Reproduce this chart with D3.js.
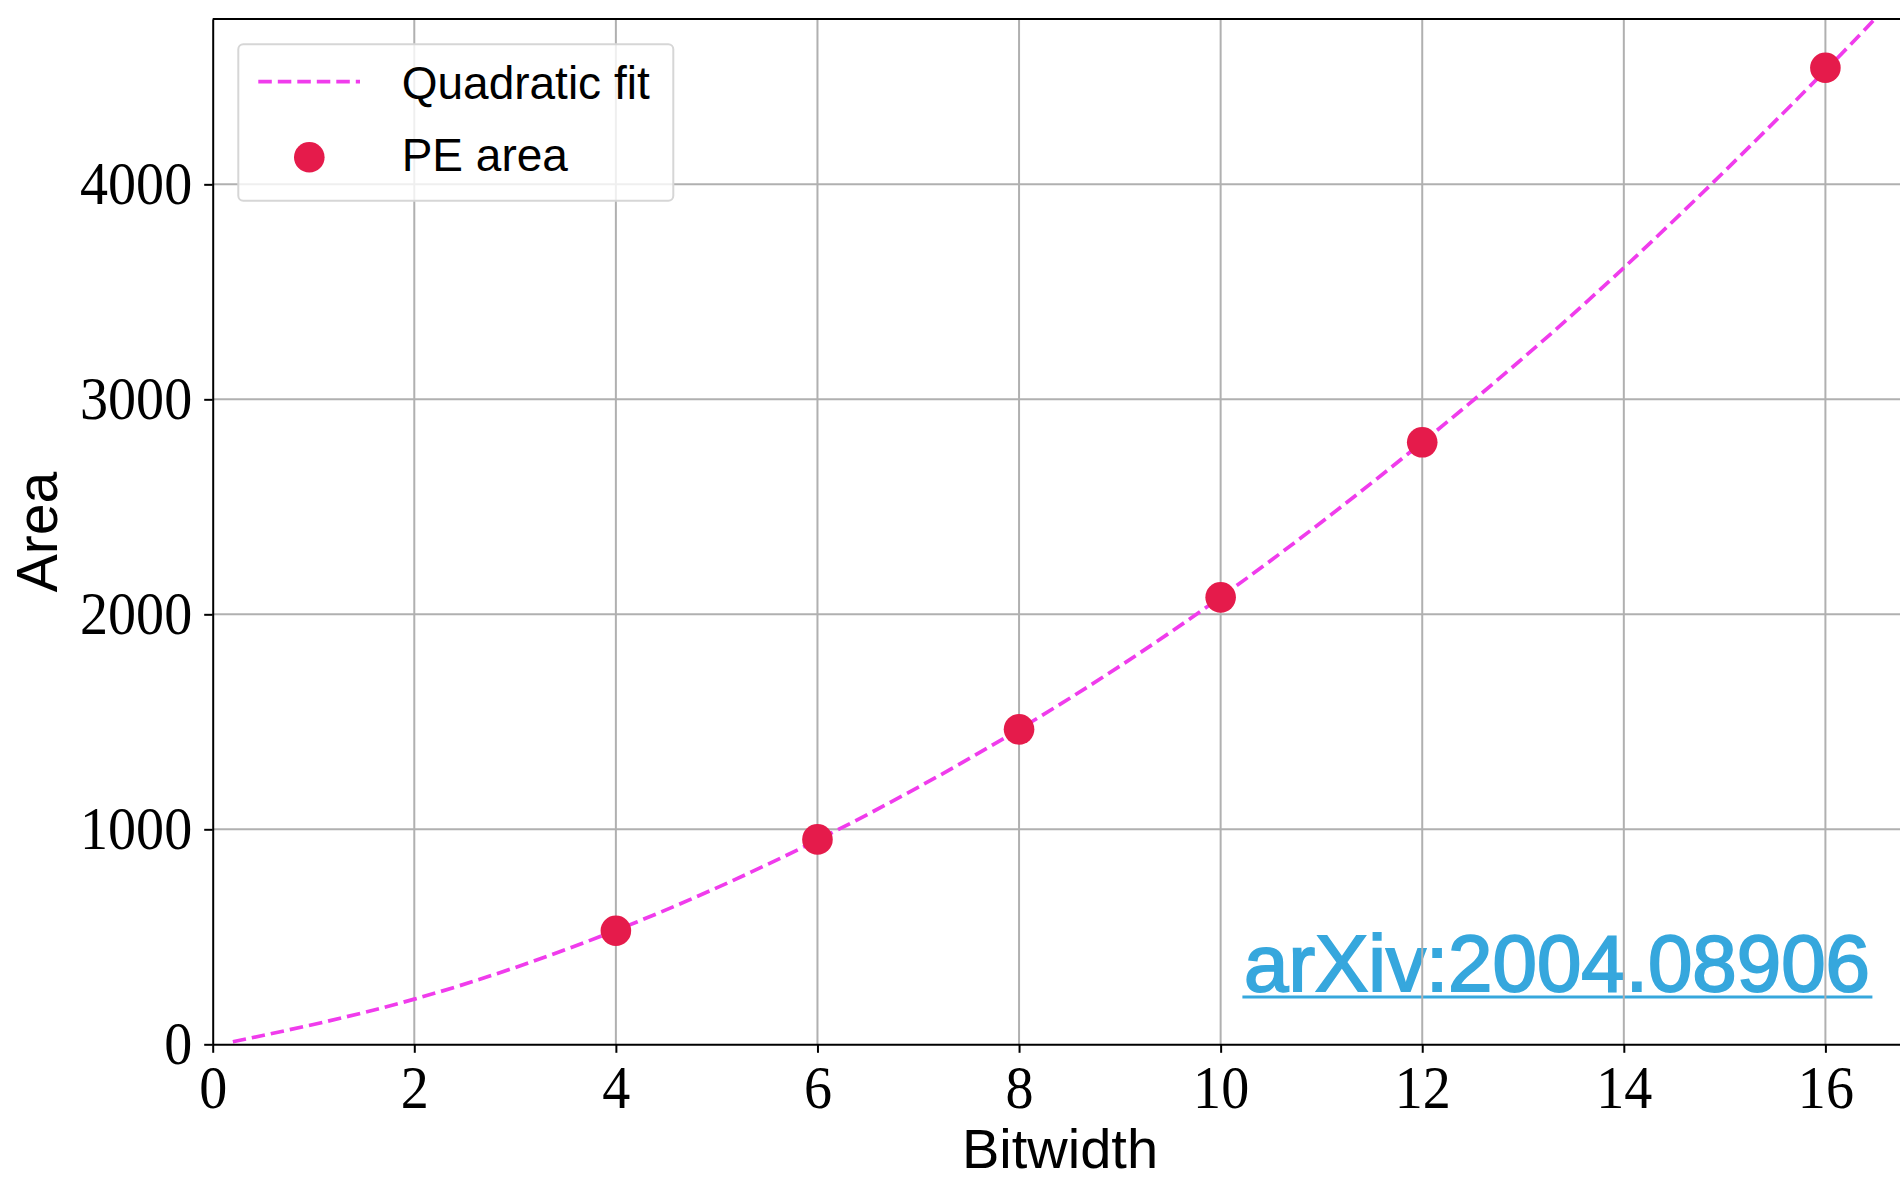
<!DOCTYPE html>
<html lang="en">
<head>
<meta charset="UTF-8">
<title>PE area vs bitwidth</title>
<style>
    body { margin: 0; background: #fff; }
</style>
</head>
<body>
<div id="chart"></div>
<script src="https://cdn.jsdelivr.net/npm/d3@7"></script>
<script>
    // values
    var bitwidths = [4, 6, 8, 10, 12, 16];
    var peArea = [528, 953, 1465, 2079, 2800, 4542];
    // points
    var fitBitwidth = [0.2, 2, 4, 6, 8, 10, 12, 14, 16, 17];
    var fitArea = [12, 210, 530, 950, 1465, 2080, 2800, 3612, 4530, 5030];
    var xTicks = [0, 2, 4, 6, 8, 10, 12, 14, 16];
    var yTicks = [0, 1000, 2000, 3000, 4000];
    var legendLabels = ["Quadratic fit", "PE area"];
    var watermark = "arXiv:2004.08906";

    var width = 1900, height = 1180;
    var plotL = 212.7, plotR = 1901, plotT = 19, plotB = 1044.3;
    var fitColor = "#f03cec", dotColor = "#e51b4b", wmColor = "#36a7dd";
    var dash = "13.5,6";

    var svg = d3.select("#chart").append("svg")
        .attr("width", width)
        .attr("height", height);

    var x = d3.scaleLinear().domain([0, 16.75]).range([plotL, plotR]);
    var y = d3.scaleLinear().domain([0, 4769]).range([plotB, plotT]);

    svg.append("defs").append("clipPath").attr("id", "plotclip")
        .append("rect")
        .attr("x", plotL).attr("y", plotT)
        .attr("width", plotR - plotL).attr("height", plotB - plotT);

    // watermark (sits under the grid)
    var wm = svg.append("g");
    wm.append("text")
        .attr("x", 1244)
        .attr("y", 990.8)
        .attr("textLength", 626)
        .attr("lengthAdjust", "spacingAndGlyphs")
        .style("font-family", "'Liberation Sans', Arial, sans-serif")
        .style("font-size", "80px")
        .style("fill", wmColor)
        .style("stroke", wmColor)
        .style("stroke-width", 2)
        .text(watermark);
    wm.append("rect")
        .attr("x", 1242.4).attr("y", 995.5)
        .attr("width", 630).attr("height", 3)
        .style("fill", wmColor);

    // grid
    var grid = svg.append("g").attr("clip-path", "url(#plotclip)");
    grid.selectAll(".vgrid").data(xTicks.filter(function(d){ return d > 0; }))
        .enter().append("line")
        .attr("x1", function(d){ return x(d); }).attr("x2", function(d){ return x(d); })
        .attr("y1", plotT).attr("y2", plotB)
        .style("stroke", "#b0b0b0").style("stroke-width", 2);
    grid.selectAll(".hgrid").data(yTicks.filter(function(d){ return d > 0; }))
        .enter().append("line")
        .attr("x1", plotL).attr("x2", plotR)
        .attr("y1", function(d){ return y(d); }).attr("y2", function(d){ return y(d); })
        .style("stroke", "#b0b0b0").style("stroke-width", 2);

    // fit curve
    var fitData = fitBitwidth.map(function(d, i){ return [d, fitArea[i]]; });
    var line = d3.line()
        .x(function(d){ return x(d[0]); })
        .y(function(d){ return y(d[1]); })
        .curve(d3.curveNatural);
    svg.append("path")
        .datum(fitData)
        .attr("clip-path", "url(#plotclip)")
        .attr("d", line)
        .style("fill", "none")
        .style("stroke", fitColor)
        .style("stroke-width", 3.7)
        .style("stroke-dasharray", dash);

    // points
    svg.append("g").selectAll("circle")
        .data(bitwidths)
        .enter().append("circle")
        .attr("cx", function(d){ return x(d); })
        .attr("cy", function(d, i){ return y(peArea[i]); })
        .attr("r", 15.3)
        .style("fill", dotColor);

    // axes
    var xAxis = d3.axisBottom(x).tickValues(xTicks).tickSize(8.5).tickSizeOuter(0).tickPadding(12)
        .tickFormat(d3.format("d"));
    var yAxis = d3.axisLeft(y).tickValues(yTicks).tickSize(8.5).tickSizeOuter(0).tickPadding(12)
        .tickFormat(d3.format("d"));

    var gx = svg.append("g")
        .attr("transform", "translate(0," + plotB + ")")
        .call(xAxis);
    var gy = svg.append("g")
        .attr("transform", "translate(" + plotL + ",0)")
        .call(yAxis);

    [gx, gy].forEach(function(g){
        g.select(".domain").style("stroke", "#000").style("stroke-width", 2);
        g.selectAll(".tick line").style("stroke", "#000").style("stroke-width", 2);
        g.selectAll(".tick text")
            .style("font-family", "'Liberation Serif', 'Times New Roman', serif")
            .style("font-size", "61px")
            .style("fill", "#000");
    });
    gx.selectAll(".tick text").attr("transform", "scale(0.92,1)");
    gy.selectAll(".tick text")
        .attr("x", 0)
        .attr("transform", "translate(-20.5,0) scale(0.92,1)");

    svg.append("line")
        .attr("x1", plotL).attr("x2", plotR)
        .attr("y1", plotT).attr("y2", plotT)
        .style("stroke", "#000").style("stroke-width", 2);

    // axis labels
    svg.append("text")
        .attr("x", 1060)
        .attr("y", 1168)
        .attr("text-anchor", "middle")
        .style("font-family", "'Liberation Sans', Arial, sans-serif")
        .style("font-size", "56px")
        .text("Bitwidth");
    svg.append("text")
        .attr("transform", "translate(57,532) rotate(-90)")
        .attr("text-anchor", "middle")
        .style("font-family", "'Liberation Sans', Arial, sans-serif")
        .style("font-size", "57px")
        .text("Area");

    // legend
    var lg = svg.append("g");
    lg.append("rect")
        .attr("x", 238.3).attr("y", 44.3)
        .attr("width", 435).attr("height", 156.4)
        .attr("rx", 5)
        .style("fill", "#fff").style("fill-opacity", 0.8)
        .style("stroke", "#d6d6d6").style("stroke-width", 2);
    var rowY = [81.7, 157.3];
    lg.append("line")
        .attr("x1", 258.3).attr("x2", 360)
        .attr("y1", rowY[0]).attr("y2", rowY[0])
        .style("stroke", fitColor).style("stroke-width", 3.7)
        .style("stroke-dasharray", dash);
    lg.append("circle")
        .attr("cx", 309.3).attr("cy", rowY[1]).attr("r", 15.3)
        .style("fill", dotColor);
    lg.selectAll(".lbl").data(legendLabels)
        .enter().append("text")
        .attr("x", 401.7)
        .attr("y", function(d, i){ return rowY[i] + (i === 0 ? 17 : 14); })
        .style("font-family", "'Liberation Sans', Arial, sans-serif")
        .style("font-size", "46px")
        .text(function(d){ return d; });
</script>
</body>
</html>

---

What you are asked to do: From the listing above, copy every line that holds the string "chart".

Response to this exercise:
Reproduce this chart with D3.js.
<div id="chart"></div>
    var svg = d3.select("#chart").append("svg")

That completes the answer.